Qantas is upbeat about the current financial year despite the growing Omicron outbreak around the world and says it is concentrating on flying its way back to recovery.
It has also announced what could turn out to be the biggest aircraft order in Australian history as it switches its single-aisle fleet from Boeing to Airbus.
Growing travel demand is underpinning continued recovery, which is forecast to result in capacity in the lucrative Australian market exceeding pre-Covid levels and international capacity back to 40 per cent or better by the end the financial year.
Qantas Group chief executive Alan Joyce said the airline had reached the end of a very difficult year but borders were reopening and staying open.
“The big thing for us in 2022 is that we’ll only focus on cashflow-positive flying – for us [it] is not about making money, it’s about getting people back to work, generating positive cashflows and repairing our balance sheet,” he said.
About 11,000 jobs had been reinstated.
While the recent boost in travel activity has partially offset the material impact from months of lockdowns, the group expects significant loss in the first half of the year.
Assuming no further lockdowns or significant travel restrictions, Qantas expects an underlying EBITDA loss in the range of A$250 million (NZ$264m) to A$300m.
Once non-cash depreciation and amortisation costs are included, the underlying EBIT loss is expected to exceed A$1.1 billion.
The group expects to incur additional ramp-up costs in the second half of the 2022 full year. This reflects the decision to return all Australian-based employees to work earlier than expected and ahead of demand to ensure capability is maintained, and to end a long stand down period for employees.
Australian state borders were opening in spite of Omicron infections increasing and by early February internal travel would be the same as it was pre-pandemic. Despite soaring case numbers in New South Wales and Victoria, Joyce said state premiers had committed to staying open when vaccine targets had been reached and Australia would “get on and live with the virus”.
While there had been some pause in international bookings, there was still strong interest in visiting friends and relatives and everyone on Qantas planes had to be fully vaccinated, and on most routes must have passed a Covid test.
“It’s still an unbelievably safer environment to travel.”
Joyce said the emphasis needed to be on hospitalisations rather than case numbers.
“The news of the Omicron variant had a clear impact on people’s confidence to book international trips in particular, but we haven’t seen large numbers of cancellations. Many customers have strong intentions to travel if the border and quarantine settings are right and in the past few days we have seen intakes improve.”
Big flight to Airbus
The airline has also announced a commitment to buy 40 new Airbus narrow-body aircraft in addition to the 100 A320s that Jetstar has on order.
Qantas will also have a further 94 purchase right options on aircraft over a 10-year-plus delivery window as it phases out it existing Boeing 717s and the 737-800s used domestically and for transtasman flying. Joyce said the aircraft on international routes would have cabin features not seen before.
Part of this new deal includes combining these two orders so Qantas Group can draw on a total of 299 deliveries across both the A320 and A220 families over the next decade and beyond. Once finalised, this will represent the largest aircraft order in Australian history.

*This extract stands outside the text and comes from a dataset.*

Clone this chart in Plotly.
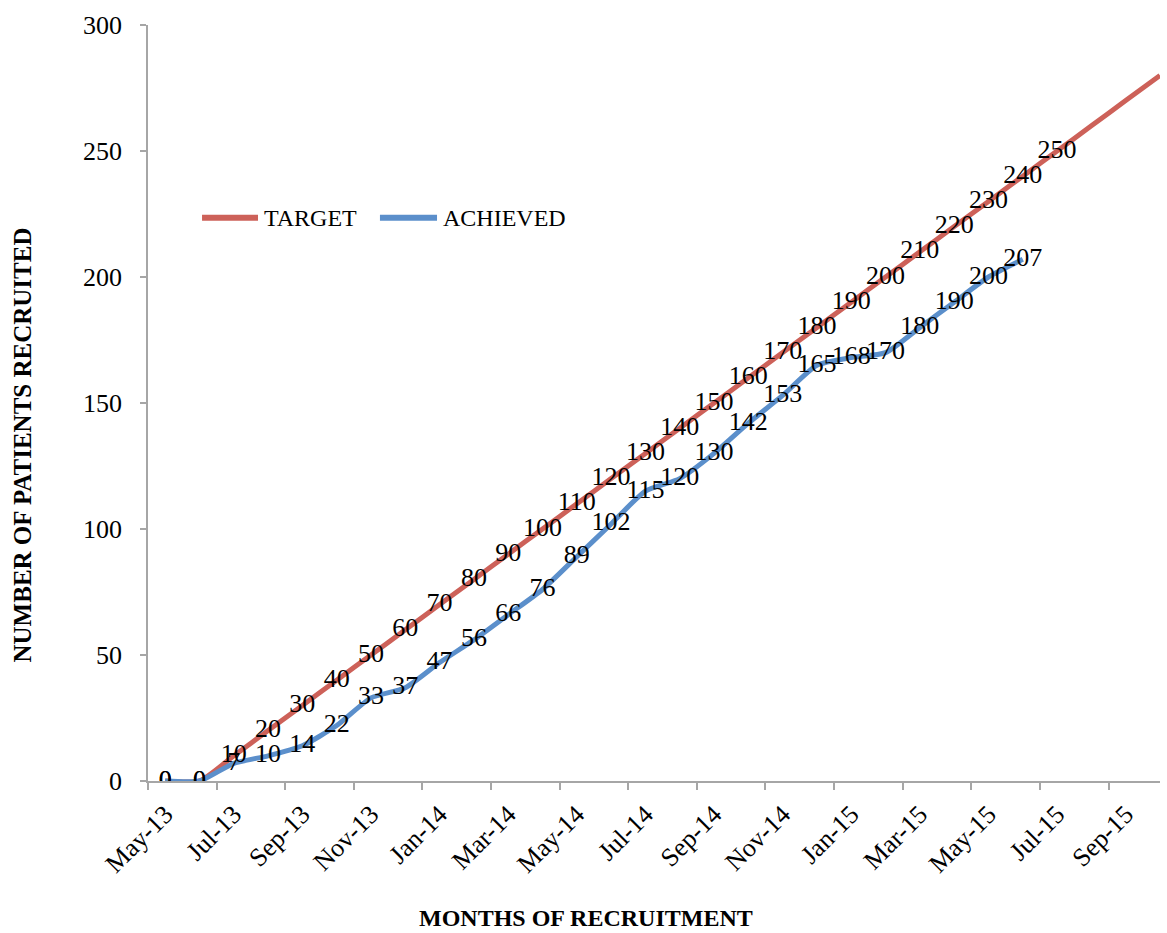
import plotly.graph_objects as go

# Recruitment months (May 2013 to Oct 2015)
months = ["May-13", "Jun-13", "Jul-13", "Aug-13", "Sep-13", "Oct-13", "Nov-13", "Dec-13",
          "Jan-14", "Feb-14", "Mar-14", "Apr-14", "May-14", "Jun-14", "Jul-14", "Aug-14",
          "Sep-14", "Oct-14", "Nov-14", "Dec-14", "Jan-15", "Feb-15", "Mar-15", "Apr-15",
          "May-15", "Jun-15", "Jul-15", "Aug-15", "Sep-15", "Oct-15"]

# Cumulative recruitment target per month
target = [0, 0, 10, 20, 30, 40, 50, 60, 70, 80, 90, 100, 110, 120, 130, 140, 150, 160,
          170, 180, 190, 200, 210, 220, 230, 240, 250, 260, 270, 280]
# Only these target points carry a value label
target_labelled = 27

# Cumulative patients actually recruited
achieved = [0, 0, 7, 10, 14, 22, 33, 37, 47, 56, 66, 76, 89, 102, 115, 120, 130, 142,
            153, 165, 168, 170, 180, 190, 200, 207]

RED = "#CD6159"
BLUE = "#5B8FCB"
AXIS = "#A6A6A6"
FONT = "Liberation Serif"
SIZE = 26

x_t = list(range(len(target)))
x_a = list(range(len(achieved)))

fig = go.Figure()
fig.add_trace(go.Scatter(x=x_t, y=target, mode="lines", name="TARGET", showlegend=False,
                         line=dict(color=RED, width=5, shape="spline", smoothing=0.6)))
fig.add_trace(go.Scatter(x=x_a, y=achieved, mode="lines", name="ACHIEVED", showlegend=False,
                         line=dict(color=BLUE, width=5, shape="spline", smoothing=0.6)))

# Value labels drawn above both lines
fig.add_trace(go.Scatter(x=x_t[:target_labelled], y=target[:target_labelled], mode="text",
                         text=[str(v) for v in target[:target_labelled]],
                         textposition="middle center", showlegend=False, hoverinfo="skip",
                         textfont=dict(family=FONT, size=SIZE, color="black")))
fig.add_trace(go.Scatter(x=x_a, y=achieved, mode="text",
                         text=[str(v) for v in achieved],
                         textposition="middle center", showlegend=False, hoverinfo="skip",
                         textfont=dict(family=FONT, size=SIZE, color="black")))

# Legend inside the plot area: long line swatch followed by the series name
legend_y = 0.745
legend_items = [("TARGET", RED, 0.0534, 0.1087), ("ACHIEVED", BLUE, 0.2292, 0.2856)]
shapes = []
annotations = []
for name, color, x0, x1 in legend_items:
    shapes.append(dict(type="line", xref="paper", yref="paper", x0=x0, x1=x1,
                       y0=legend_y, y1=legend_y, line=dict(color=color, width=6)))
    annotations.append(dict(text=name, xref="paper", yref="paper", x=x1 + 0.004, y=legend_y,
                            xanchor="left", yanchor="middle", showarrow=False,
                            font=dict(family=FONT, size=24, color="black")))

annotations += [
    dict(text="<b>MONTHS OF RECRUITMENT</b>", xref="paper", yref="paper",
         x=0.433, y=-0.181, xanchor="center", yanchor="middle", showarrow=False,
         font=dict(family=FONT, size=24, color="black")),
    dict(text="<b>NUMBER OF PATIENTS RECRUITED</b>", xref="paper", yref="paper",
         x=-0.1245, y=0.4438, xanchor="center", yanchor="middle", showarrow=False,
         textangle=-90, font=dict(family=FONT, size=25, color="black")),
]

fig.update_layout(
    width=1167, height=933,
    margin=dict(l=148, r=7, t=25, b=152),
    plot_bgcolor="white", paper_bgcolor="white",
    font=dict(family=FONT, size=SIZE, color="black"),
    showlegend=False,
    xaxis=dict(
        range=[-0.5, len(months) - 1],
        tickmode="array", tickvals=x_t[::2], ticktext=months[::2],
        tickangle=-45, ticks="", showgrid=False, zeroline=False,
        showline=True, linecolor=AXIS, linewidth=1.5,
        ticklabelstandoff=6,
        minor=dict(tickmode="array", tickvals=[v - 0.5 for v in x_t[::2]],
                   ticks="outside", ticklen=7, tickcolor=AXIS, tickwidth=1.5, showgrid=False),
        tickfont=dict(family=FONT, size=SIZE),
    ),
    yaxis=dict(
        range=[0, 300], tickmode="array", tickvals=[0, 50, 100, 150, 200, 250, 300],
        ticks="outside", ticklen=6, tickcolor=AXIS, tickwidth=1.5,
        showgrid=False, zeroline=False, showline=True, linecolor=AXIS, linewidth=1.5,
        ticklabelstandoff=13, tickfont=dict(family=FONT, size=SIZE),
    ),
    shapes=shapes,
    annotations=annotations,
)

fig.write_html("out.html")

Qantas said it moved quickly to take advantage of the faster-than-expected reopening of international borders into New South Wales and Victoria. Routes to London, Los Angeles and Singapore restarted in November.
But over the past month, the grouphas adjusted the restart timing for some routes, including Japan, New Zealand, Hong Kong and Shanghai in response to extended border restrictions in those countries. The return of Sydney-San Francisco and Brisbane-San Francisco have been paused.
Due to these and other smaller adjustments, the return of the group’s international capacity has been slowed by about 10 percentage points in the second half of the financial year and is now expected to be at the bottom end of the previously quoted 40-55 per cent of pre-Covid levels.